Collected material:
_ _ _ _ _

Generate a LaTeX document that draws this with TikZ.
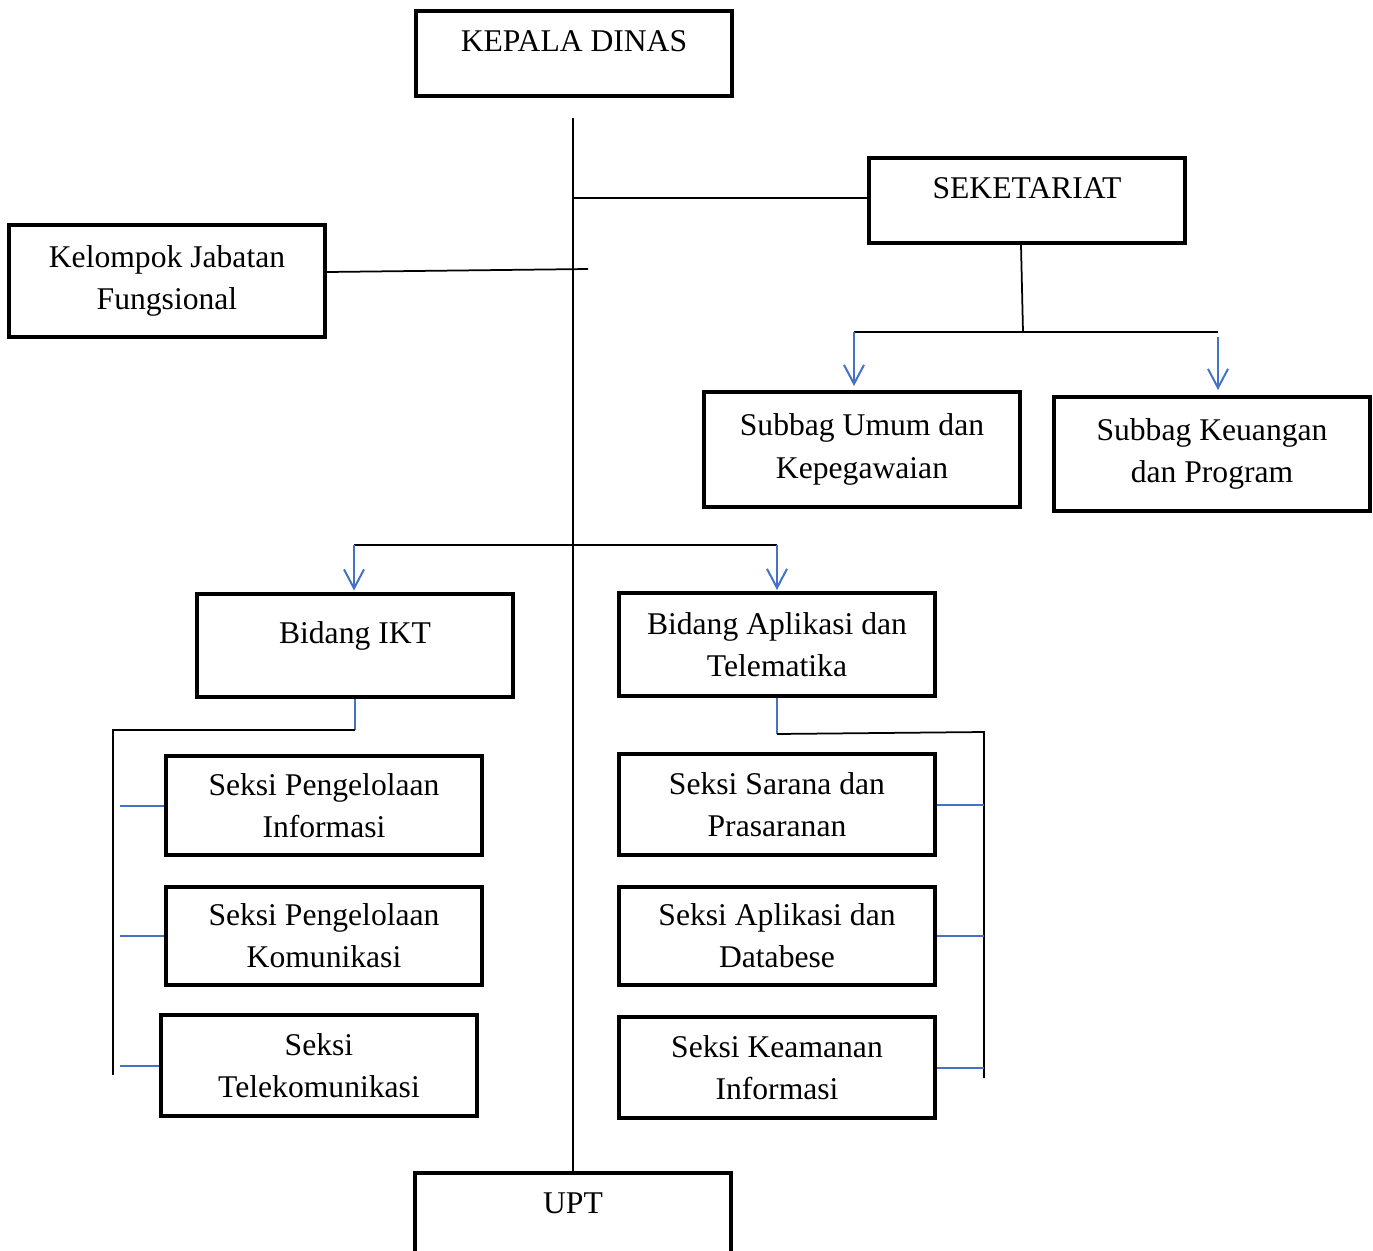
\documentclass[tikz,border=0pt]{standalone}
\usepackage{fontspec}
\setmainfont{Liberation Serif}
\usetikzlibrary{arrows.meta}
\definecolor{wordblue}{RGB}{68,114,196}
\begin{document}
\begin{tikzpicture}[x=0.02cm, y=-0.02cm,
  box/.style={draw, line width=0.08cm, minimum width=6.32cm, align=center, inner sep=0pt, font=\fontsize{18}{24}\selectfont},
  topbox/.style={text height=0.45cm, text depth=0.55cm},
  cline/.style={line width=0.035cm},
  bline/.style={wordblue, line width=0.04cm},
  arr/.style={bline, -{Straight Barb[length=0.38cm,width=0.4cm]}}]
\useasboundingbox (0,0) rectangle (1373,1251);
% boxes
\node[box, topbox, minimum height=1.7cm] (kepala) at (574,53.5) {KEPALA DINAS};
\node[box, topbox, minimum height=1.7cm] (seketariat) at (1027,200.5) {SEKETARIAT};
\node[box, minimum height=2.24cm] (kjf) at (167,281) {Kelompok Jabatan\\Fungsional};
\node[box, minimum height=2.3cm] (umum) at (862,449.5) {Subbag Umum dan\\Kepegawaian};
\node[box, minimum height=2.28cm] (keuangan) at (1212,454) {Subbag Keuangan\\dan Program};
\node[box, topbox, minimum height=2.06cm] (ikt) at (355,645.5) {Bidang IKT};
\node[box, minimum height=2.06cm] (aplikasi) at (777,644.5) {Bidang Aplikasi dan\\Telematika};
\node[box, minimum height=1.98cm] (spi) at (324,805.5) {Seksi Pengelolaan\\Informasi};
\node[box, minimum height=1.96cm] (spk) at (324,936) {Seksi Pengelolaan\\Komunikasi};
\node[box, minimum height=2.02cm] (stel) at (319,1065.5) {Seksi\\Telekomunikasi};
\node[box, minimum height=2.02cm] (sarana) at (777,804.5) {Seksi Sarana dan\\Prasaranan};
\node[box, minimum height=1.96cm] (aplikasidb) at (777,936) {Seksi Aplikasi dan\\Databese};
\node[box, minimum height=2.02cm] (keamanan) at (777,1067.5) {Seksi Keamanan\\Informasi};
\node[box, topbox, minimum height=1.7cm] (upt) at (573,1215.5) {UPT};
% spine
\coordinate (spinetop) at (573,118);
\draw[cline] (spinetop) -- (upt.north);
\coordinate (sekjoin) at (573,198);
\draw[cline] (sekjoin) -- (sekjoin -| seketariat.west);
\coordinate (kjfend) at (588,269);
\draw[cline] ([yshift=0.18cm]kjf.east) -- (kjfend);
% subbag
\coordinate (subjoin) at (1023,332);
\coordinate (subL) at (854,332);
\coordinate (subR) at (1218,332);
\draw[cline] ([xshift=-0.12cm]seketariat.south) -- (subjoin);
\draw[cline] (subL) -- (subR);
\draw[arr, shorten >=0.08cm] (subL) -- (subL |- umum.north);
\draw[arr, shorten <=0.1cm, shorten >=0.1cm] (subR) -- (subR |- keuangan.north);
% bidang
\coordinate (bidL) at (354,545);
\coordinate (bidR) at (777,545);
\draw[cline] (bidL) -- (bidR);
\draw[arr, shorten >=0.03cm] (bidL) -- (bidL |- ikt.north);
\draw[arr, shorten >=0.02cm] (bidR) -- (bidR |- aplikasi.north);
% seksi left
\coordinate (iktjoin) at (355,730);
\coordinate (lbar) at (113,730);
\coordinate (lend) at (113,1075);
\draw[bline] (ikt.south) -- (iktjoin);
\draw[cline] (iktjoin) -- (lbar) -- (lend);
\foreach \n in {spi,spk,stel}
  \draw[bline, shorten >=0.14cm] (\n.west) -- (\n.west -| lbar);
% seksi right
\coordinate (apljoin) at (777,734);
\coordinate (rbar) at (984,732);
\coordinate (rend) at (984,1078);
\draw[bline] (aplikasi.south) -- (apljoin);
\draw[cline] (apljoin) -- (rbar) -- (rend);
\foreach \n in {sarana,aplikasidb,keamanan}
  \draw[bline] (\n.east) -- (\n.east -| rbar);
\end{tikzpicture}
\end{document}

_ _ _ _ _

Written task:
Omit every picture while copying the listing above exactly.

Response to this exercise:
Generate a LaTeX document that draws this with TikZ.
\documentclass[tikz,border=0pt]{standalone}
\usepackage{fontspec}
\setmainfont{Liberation Serif}
\usetikzlibrary{arrows.meta}
\definecolor{wordblue}{RGB}{68,114,196}
\begin{document}
\begin{tikzpicture}[x=0.02cm, y=-0.02cm,
  box/.style={draw, line width=0.08cm, minimum width=6.32cm, align=center, inner sep=0pt, font=\fontsize{18}{24}\selectfont},
  topbox/.style={text height=0.45cm, text depth=0.55cm},
  cline/.style={line width=0.035cm},
  bline/.style={wordblue, line width=0.04cm},
  arr/.style={bline, -{Straight Barb[length=0.38cm,width=0.4cm]}}]
\useasboundingbox (0,0) rectangle (1373,1251);
% boxes
\node[box, topbox, minimum height=1.7cm] (kepala) at (574,53.5) {KEPALA DINAS};
\node[box, topbox, minimum height=1.7cm] (seketariat) at (1027,200.5) {SEKETARIAT};
\node[box, minimum height=2.24cm] (kjf) at (167,281) {Kelompok Jabatan\\Fungsional};
\node[box, minimum height=2.3cm] (umum) at (862,449.5) {Subbag Umum dan\\Kepegawaian};
\node[box, minimum height=2.28cm] (keuangan) at (1212,454) {Subbag Keuangan\\dan Program};
\node[box, topbox, minimum height=2.06cm] (ikt) at (355,645.5) {Bidang IKT};
\node[box, minimum height=2.06cm] (aplikasi) at (777,644.5) {Bidang Aplikasi dan\\Telematika};
\node[box, minimum height=1.98cm] (spi) at (324,805.5) {Seksi Pengelolaan\\Informasi};
\node[box, minimum height=1.96cm] (spk) at (324,936) {Seksi Pengelolaan\\Komunikasi};
\node[box, minimum height=2.02cm] (stel) at (319,1065.5) {Seksi\\Telekomunikasi};
\node[box, minimum height=2.02cm] (sarana) at (777,804.5) {Seksi Sarana dan\\Prasaranan};
\node[box, minimum height=1.96cm] (aplikasidb) at (777,936) {Seksi Aplikasi dan\\Databese};
\node[box, minimum height=2.02cm] (keamanan) at (777,1067.5) {Seksi Keamanan\\Informasi};
\node[box, topbox, minimum height=1.7cm] (upt) at (573,1215.5) {UPT};
% spine
\coordinate (spinetop) at (573,118);
\draw[cline] (spinetop) -- (upt.north);
\coordinate (sekjoin) at (573,198);
\draw[cline] (sekjoin) -- (sekjoin -| seketariat.west);
\coordinate (kjfend) at (588,269);
\draw[cline] ([yshift=0.18cm]kjf.east) -- (kjfend);
% subbag
\coordinate (subjoin) at (1023,332);
\coordinate (subL) at (854,332);
\coordinate (subR) at (1218,332);
\draw[cline] ([xshift=-0.12cm]seketariat.south) -- (subjoin);
\draw[cline] (subL) -- (subR);
\draw[arr, shorten >=0.08cm] (subL) -- (subL |- umum.north);
\draw[arr, shorten <=0.1cm, shorten >=0.1cm] (subR) -- (subR |- keuangan.north);
% bidang
\coordinate (bidL) at (354,545);
\coordinate (bidR) at (777,545);
\draw[cline] (bidL) -- (bidR);
\draw[arr, shorten >=0.03cm] (bidL) -- (bidL |- ikt.north);
\draw[arr, shorten >=0.02cm] (bidR) -- (bidR |- aplikasi.north);
% seksi left
\coordinate (iktjoin) at (355,730);
\coordinate (lbar) at (113,730);
\coordinate (lend) at (113,1075);
\draw[bline] (ikt.south) -- (iktjoin);
\draw[cline] (iktjoin) -- (lbar) -- (lend);
\foreach \n in {spi,spk,stel}
  \draw[bline, shorten >=0.14cm] (\n.west) -- (\n.west -| lbar);
% seksi right
\coordinate (apljoin) at (777,734);
\coordinate (rbar) at (984,732);
\coordinate (rend) at (984,1078);
\draw[bline] (aplikasi.south) -- (apljoin);
\draw[cline] (apljoin) -- (rbar) -- (rend);
\foreach \n in {sarana,aplikasidb,keamanan}
  \draw[bline] (\n.east) -- (\n.east -| rbar);
\end{tikzpicture}
\end{document}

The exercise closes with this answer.